Browser command: See the command definition wiki page for more information.

Load a profile

To load a profile, specify the profile_tar browser parameter in the browser configuration dictionary. This should point to the location of the profile.tar or (profile.tar.gz if compressed) file produced by OpenWPM. The profile will be automatically extracted and loaded into the browser instance for which the configuration parameter was set.

Development pointers

Much of OpenWPM's instrumentation is included in a Firefox add-on SDK extension. Thus, in order to add or change instrumentation you will need a few additional dependencies, which can be installed with install-dev.sh.

Editing instrumentation

The extension instrumentation is included in /automation/Extension/firefox/. Any edits within this directory will require the extension to be re-built with jpm to produce a new openwpm.xpi with your updates. For more information on developing a Firefox extension, we recommend reading this MDN introductory tutorial, as well as the jpm reference page.

Debugging the platform

Manual debugging with OpenWPM can be difficult. By design the platform runs all browsers in separate processes and swallows all exceptions (with the intent of continuing the crawl). We recommend using manual_test.py.

This utility allows manual debugging of the extension instrumentation with or without Selenium enabled, as well as makes it easy to launch a Selenium instance (without any instrumentation)
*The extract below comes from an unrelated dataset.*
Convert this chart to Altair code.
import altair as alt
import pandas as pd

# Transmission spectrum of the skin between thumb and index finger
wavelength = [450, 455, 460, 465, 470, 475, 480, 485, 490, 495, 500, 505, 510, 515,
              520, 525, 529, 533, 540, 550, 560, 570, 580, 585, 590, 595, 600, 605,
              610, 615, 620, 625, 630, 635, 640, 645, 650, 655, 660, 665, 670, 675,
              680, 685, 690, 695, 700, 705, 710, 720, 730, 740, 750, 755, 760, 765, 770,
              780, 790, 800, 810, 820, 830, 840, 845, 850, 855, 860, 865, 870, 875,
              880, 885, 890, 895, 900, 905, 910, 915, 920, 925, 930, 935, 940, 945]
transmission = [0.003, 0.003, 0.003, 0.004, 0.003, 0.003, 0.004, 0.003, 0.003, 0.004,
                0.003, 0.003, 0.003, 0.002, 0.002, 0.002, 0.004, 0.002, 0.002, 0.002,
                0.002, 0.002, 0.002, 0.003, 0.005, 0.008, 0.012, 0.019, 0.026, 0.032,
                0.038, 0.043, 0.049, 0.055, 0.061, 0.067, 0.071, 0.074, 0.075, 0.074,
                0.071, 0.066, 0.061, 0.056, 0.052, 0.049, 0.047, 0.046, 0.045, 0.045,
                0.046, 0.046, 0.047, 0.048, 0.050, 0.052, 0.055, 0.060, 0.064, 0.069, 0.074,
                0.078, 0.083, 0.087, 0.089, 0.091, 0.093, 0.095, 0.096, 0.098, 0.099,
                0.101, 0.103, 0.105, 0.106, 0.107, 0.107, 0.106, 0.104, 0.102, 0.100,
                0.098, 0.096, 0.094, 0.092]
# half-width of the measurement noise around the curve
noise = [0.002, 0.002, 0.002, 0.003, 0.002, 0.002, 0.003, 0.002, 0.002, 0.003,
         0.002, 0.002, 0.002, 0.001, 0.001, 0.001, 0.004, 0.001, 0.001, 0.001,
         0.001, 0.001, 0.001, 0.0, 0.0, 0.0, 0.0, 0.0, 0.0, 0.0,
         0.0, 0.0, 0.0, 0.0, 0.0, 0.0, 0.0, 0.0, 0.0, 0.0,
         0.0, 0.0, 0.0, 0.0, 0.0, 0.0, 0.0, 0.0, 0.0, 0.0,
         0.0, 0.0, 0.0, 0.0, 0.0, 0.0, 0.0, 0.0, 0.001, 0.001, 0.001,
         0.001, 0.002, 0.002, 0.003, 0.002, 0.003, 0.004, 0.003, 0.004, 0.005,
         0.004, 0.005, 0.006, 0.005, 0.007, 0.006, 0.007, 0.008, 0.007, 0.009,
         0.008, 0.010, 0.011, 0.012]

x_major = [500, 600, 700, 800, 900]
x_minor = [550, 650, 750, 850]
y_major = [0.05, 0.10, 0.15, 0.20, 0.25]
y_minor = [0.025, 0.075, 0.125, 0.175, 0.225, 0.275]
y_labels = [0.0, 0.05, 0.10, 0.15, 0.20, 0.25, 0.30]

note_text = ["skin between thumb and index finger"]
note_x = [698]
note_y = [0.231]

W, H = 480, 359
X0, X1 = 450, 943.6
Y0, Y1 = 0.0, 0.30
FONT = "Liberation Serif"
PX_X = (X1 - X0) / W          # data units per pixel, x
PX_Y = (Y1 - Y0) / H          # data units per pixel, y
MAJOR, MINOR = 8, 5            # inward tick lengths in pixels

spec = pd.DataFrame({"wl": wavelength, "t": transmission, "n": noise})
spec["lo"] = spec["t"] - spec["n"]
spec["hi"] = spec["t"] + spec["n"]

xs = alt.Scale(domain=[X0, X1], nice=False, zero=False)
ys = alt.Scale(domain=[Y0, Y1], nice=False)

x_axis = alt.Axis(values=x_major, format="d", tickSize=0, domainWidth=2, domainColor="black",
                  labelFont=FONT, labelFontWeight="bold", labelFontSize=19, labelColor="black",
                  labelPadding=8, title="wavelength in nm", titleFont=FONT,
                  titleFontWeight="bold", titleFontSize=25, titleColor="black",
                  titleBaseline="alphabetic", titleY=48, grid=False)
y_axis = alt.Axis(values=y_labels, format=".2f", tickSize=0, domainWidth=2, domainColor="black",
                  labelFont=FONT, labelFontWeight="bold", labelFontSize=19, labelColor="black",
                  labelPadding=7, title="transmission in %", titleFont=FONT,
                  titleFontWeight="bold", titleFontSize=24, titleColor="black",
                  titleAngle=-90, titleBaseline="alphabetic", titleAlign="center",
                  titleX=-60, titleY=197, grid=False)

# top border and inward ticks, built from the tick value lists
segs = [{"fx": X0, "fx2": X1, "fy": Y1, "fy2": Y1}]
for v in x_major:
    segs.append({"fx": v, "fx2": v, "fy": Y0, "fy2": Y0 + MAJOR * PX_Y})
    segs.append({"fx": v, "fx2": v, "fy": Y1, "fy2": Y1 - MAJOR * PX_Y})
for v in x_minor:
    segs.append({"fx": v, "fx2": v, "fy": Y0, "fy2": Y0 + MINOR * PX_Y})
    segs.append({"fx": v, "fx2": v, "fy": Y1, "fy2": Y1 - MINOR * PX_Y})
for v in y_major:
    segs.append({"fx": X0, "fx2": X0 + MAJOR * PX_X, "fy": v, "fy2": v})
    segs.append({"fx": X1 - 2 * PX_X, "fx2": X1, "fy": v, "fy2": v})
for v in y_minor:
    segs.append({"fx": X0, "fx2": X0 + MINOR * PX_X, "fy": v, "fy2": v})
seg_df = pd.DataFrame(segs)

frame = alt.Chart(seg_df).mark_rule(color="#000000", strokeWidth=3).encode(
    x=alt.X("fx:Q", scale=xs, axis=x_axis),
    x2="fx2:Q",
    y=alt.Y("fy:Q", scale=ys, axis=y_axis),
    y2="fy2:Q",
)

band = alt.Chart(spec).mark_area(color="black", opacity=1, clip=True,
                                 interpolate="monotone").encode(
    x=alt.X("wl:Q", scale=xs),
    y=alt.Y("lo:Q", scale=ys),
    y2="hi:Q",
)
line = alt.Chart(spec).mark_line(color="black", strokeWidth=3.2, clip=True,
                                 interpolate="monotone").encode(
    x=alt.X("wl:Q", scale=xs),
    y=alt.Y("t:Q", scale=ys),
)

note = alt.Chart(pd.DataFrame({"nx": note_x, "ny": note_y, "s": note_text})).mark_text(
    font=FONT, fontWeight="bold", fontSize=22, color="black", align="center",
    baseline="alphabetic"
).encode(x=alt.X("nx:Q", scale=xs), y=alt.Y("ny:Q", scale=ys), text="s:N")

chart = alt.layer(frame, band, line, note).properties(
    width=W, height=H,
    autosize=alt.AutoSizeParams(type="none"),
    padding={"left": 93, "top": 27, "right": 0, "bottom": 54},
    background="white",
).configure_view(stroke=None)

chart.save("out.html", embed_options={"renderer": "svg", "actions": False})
  • python manual_test.py uses jpm to build the current extension directory and launch a Firefox instance with it.
  • python manual_test.py --selenium launches a Firefox Selenium instance after using jpm to automatically rebuild openwpm.xpi. The script then drops into an ipython shell where the webdriver instance is available through variable driver.
  • python manual_test.py --selenium --no_extension launches a Firefox Selenium instance with no instrumentation. The script then drops into an ipython shell where the webdriver instance is available through variable driver.

Running tests

OpenWPM's tests are build on py.test. To run the tests you will need a few additional dependencies, which can be installed by running install-dev.sh.
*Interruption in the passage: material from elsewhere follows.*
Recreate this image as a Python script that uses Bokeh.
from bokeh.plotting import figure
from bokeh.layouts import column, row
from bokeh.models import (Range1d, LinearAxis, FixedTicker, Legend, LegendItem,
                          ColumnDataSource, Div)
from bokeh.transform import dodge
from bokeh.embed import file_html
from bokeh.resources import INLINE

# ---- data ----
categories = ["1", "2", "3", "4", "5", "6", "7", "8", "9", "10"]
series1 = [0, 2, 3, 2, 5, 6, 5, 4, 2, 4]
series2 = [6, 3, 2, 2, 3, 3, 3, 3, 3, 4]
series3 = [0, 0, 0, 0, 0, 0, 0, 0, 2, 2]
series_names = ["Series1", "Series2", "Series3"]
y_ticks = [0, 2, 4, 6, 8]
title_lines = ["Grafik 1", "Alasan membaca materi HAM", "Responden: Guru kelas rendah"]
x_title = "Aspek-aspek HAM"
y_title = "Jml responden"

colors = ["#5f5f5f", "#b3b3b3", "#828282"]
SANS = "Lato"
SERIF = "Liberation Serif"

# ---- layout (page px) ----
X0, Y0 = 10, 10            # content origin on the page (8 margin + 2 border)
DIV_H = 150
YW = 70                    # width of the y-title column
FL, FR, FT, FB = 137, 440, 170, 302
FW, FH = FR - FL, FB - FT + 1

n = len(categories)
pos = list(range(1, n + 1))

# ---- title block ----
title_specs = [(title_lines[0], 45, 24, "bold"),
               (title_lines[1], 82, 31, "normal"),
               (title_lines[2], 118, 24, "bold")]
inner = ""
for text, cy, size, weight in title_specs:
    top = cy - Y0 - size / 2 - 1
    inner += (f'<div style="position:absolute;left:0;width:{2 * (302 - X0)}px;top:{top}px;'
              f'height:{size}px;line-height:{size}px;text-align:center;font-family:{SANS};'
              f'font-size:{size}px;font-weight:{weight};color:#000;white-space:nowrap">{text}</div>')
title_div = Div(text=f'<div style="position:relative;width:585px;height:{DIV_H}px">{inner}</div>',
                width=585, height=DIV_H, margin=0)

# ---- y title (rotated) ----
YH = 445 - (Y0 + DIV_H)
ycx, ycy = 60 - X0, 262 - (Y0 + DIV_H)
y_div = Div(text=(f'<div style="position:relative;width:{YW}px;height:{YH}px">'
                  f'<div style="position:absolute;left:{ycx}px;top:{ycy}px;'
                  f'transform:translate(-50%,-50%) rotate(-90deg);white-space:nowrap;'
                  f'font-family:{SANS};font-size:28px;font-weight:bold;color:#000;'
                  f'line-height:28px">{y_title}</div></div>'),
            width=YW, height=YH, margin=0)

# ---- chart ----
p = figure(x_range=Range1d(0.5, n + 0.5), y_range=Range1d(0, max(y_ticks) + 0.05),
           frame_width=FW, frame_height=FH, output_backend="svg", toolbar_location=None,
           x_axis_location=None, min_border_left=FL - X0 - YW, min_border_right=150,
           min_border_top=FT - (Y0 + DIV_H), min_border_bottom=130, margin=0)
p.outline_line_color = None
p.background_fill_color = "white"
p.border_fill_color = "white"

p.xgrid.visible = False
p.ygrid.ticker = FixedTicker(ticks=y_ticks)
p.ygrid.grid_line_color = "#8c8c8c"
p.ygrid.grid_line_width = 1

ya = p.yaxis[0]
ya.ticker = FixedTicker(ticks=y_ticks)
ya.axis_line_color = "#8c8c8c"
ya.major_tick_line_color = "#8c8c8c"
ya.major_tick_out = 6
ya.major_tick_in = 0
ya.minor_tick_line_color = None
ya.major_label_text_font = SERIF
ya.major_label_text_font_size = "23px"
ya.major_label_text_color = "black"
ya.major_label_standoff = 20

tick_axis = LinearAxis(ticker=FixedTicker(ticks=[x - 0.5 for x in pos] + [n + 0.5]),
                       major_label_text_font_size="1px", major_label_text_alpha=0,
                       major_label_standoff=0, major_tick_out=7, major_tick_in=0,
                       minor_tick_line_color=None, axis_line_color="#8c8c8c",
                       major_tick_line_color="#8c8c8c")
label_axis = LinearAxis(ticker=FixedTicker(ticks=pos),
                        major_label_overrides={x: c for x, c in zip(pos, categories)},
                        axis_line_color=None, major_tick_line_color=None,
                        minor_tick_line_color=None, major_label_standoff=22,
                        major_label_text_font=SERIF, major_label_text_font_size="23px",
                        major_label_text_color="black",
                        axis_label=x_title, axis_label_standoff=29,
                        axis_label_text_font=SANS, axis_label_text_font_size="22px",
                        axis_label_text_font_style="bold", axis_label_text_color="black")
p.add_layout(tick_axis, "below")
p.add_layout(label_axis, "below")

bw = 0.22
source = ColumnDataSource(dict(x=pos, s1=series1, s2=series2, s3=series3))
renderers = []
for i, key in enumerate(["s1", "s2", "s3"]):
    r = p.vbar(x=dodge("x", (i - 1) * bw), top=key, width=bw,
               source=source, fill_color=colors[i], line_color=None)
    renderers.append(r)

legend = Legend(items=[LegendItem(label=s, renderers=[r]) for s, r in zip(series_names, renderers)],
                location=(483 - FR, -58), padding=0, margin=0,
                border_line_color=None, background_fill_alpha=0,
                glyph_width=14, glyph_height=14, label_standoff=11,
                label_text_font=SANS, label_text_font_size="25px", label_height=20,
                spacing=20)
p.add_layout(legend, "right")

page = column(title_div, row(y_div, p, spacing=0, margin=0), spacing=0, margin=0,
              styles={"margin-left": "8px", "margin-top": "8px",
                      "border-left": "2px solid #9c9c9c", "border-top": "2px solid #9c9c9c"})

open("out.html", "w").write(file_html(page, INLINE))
Once installed, execute py.test -vv in the test directory to run all tests.

Troubleshooting

  1. IOError: [Errno 2] No such file or directory: '../../firefox-bin/application.ini'

    This error occurs when the platform can't find a standalone Firefox binary in the root directory of OpenWPM. The install.sh script will download and unzip the appropriate version of Firefox for you. If you've run this script but still don't have the binary installed note that the script will exit if any command fails, so re-run the install script checking that no command fails.

  2. WebDriverException: Message: The browser appears to have exited before we could connect...
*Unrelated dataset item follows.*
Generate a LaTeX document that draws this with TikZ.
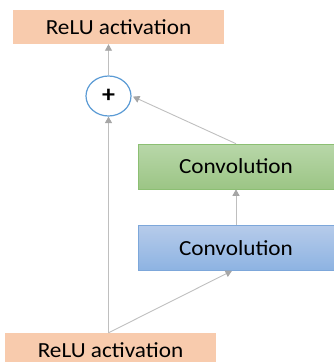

    This error indicates that Firefox exited during startup (or was prevented from starting). There are many possible causes of this error:

    • If you are seeing this error for all browser spawn attempts check that:

      • Both selenium and Firefox are the appropriate versions. Run the following commands and check that the versions output match the required versions in install.sh and requirements.txt. If not, re-run the install script.

        cd firefox-bin/
        firefox --version

        and

          pip show selenium
      • If you are running in a headless environment (e.g. a remote server), ensure that all browsers have the headless browser parameter set to True before launching.
    • If you are seeing this error randomly during crawls it can be caused by an overtaxed system, either memory or CPU usage. Try lowering the number of concurrent browsers.

Disclaimer

Note that OpenWPM is under active development, and should be considered experimental software. The repository may contain experimental features that aren't fully tested. We recommend using a tagged release.

Although OpenWPM is actively used by our group for research studies and we regularly use of the data collected, it is still possible there are unknown bugs in the infrastructure. We are in the process of writing comprehensive tests to verify the integrity of all included instrumentation. Prior to using OpenWPM for your own research we encourage you to write tests (and submit pull requests!) for any instrumentation that isn't currently included in our test scripts.

Citation

If you use OpenWPM in your research, please cite our CCS 2016 publication on the infrastructure. You can use the following BibTeX.

@inproceedings{englehardt2016census,
    author    = "Steven Englehardt and Arvind Narayanan",
    title     = "{Online tracking: A 1-million-site measurement and analysis}",
    booktitle = {Proceedings of ACM CCS 2016},
    year      = "2016",
}

License

OpenWPM is licensed under GNU GPLv3. Additional code has been included from FourthParty and Privacy Badger, both of which are licensed GPLv3+.